Entries taken from a collection:
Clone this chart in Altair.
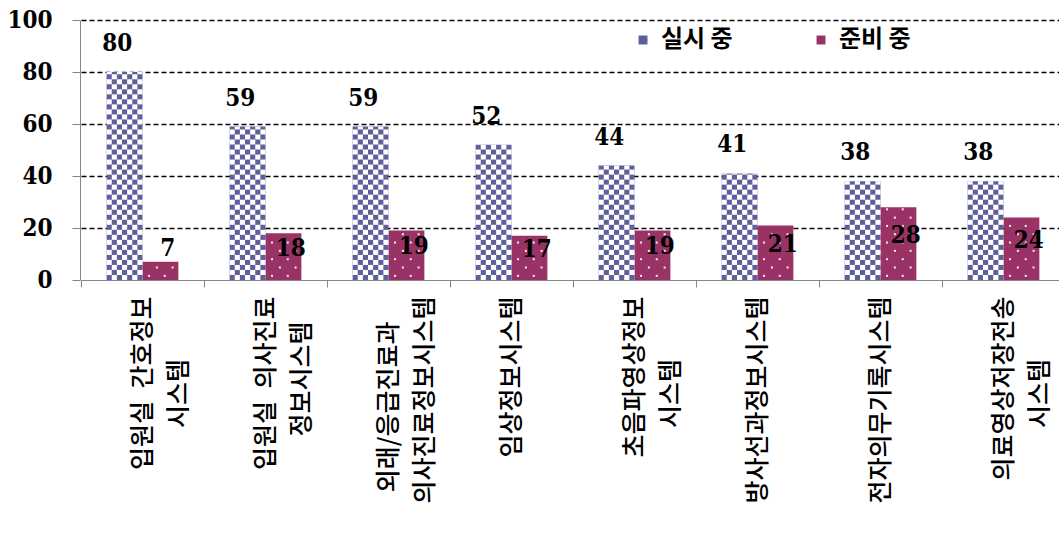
import math
import altair as alt
import pandas as pd

# ---- data ----
ZW = "\u200b"
categories = [
    "입원실\u2002간호정보\n시스템\u3000\u3000\u2002" + ZW,
    "입원실\u2002의사진료\n정보시스템\u3000" + ZW,
    "외래/응급진료과\u3000" + ZW + "\n의사진료정보시스템",
    "임상정보시스템",
    "초음파영상정보\n시스템\u3000\u3000\u2002" + ZW,
    "방사선과정보시스템",
    "전자의무기록시스템",
    "의료영상저장전송\n시스템\u3000\u3000\u2002" + ZW,
]
series = ["실시 중", "준비 중"]
active = [80, 59, 59, 52, 44, 41, 38, 38]     # 실시 중
planned = [7, 18, 19, 17, 19, 21, 28, 24]     # 준비 중
colors = ["#5f5f9c", "#993366"]

# ---- tables built from the arrays ----
rows = []
for c, a, p in zip(categories, active, planned):
    rows.append({"cat": c, "series": series[0], "value": a})
    rows.append({"cat": c, "series": series[1], "value": p})
df = pd.DataFrame(rows)

# checkerboard overlay (light squares) for 실시 중 bars
cell_h = 1.93
slots24 = [f"k{j:02d}" for j in range(24)]
cells = []
for c, v in zip(categories, active):
    n = math.ceil(v / cell_h)
    for r in range(n):
        y0 = r * cell_h
        y1 = min((r + 1) * cell_h, v)
        for col in range(7):
            if (r + col) % 2 == 1:
                cells.append({"cat": c, "slot": slots24[5 + col], "y0": y0, "y1": y1})
df_cells = pd.DataFrame(cells)

# dotted pattern for 준비 중 bars
slots48 = [f"d{j:02d}" for j in range(48)]
dots = []
for c, v in zip(categories, planned):
    k = 0
    while (k + 0.5) * 3.2 < v - 0.6:
        yk = (k + 0.5) * 3.2
        for s in ([26, 32] if k % 2 == 0 else [29, 35]):
            dots.append({"cat": c, "slot": slots48[s], "y": yk})
        k += 1
df_dots = pd.DataFrame(dots)

# ---- shared encodings ----
x_axis = alt.Axis(
    title=None, labelAngle=270, labelAlign="right", labelBaseline="middle",
    labelFont="Noto Sans CJK KR", labelFontSize=25, labelFontWeight=500, labelLineHeight=36,
    labelColor="black", labelPadding=9, labelLimit=400, labelOverlap=False,
    labelExpr="split(datum.label, '\\n')", bandPosition=0,
    ticks=True, tickSize=7, tickColor="#868686", domainColor="#868686",
    domainWidth=1, grid=False,
)
X = alt.X("cat:N", sort=categories,
          scale=alt.Scale(domain=categories, range=[1, 985], paddingInner=0, paddingOuter=0),
          axis=x_axis)

y_axis = alt.Axis(
    title=None, values=[0, 20, 40, 60, 80, 100], grid=True,
    gridColor={"condition": {"test": "datum.value === 0", "value": "transparent"}, "value": "black"},
    gridDash=[5, 3], gridWidth=1.3,
    tickColor="#868686", tickSize=8, domainColor="#868686",
    labelFont="DejaVu Serif Condensed", labelFontWeight="bold", labelFontSize=24,
    labelColor="black", labelPadding=20,
)
yscale = alt.Scale(domain=[0, 100], nice=False)

xoff_series = alt.XOffset("series:N", scale=alt.Scale(domain=series, paddingInner=0, paddingOuter=5 / 7))

bars = alt.Chart(df).mark_bar().encode(
    x=X,
    xOffset=xoff_series,
    y=alt.Y("value:Q", scale=yscale, axis=y_axis, title=None),
    color=alt.Color(
        "series:N",
        scale=alt.Scale(domain=series, range=colors),
        legend=alt.Legend(
            orient="none", legendX=551, legendY=8, direction="horizontal", title=None,
            symbolType="square", symbolSize=80, symbolStrokeWidth=0,
            labelFont="Noto Sans CJK KR", labelFontSize=24, labelFontWeight="bold",
            labelColor="black", labelOffset=6, columnPadding=76, padding=0,
        ),
    ),
)

checker = alt.Chart(df_cells).mark_bar(color="white").encode(
    x=X,
    xOffset=alt.XOffset("slot:N", scale=alt.Scale(domain=slots24, paddingInner=0, paddingOuter=0)),
    y=alt.Y("y0:Q", scale=yscale, axis=y_axis, title=None),
    y2="y1:Q",
)

dotted = alt.Chart(df_dots).mark_square(size=4, color="white", opacity=0.9, filled=True).encode(
    x=X,
    xOffset=alt.XOffset("slot:N", scale=alt.Scale(domain=slots48, paddingInner=0, paddingOuter=0)),
    y=alt.Y("y:Q", scale=yscale, axis=y_axis, title=None),
)

text_active = alt.Chart(df).transform_filter(
    alt.datum.series == series[0]
).mark_text(font="DejaVu Serif Condensed", fontSize=24, fontWeight="bold", baseline="alphabetic",
            dy=-21, color="black").encode(
    x=X,
    xOffset=xoff_series,
    y=alt.Y("value:Q", scale=yscale, axis=y_axis, title=None),
    text="value:Q",
)

text_planned = alt.Chart(df).transform_filter(
    alt.datum.series == series[1]
).transform_calculate(
    ly="datum.value >= 10 ? datum.value / 2 : datum.value + 2"
).mark_text(font="DejaVu Serif Condensed", fontSize=24, fontWeight="bold", baseline="middle",
            dy=-8, color="black").encode(
    x=X,
    xOffset=xoff_series,
    y=alt.Y("ly:Q", scale=yscale, axis=y_axis, title=None),
    text="value:Q",
)

chart = alt.layer(bars, checker, dotted, text_active, text_planned).resolve_scale(
    xOffset="independent"
).properties(
    width=979, height=260,
    padding={"left": 80, "top": 20, "right": 0, "bottom": 256},
    autosize=alt.AutoSizeParams(type="none"),
    background="white",
).configure_view(stroke=None)

chart.save("out.html", embed_options={"renderer": "svg", "actions": False})
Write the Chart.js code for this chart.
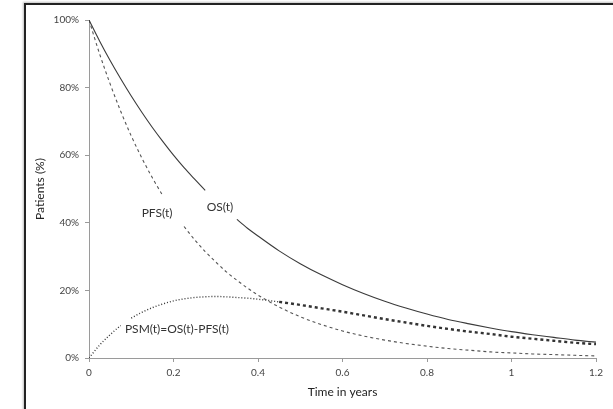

◆ **Written request**
Report how many lines in the listing include the word "this". Give nothing but the count.

◆ **Exercise answer**
2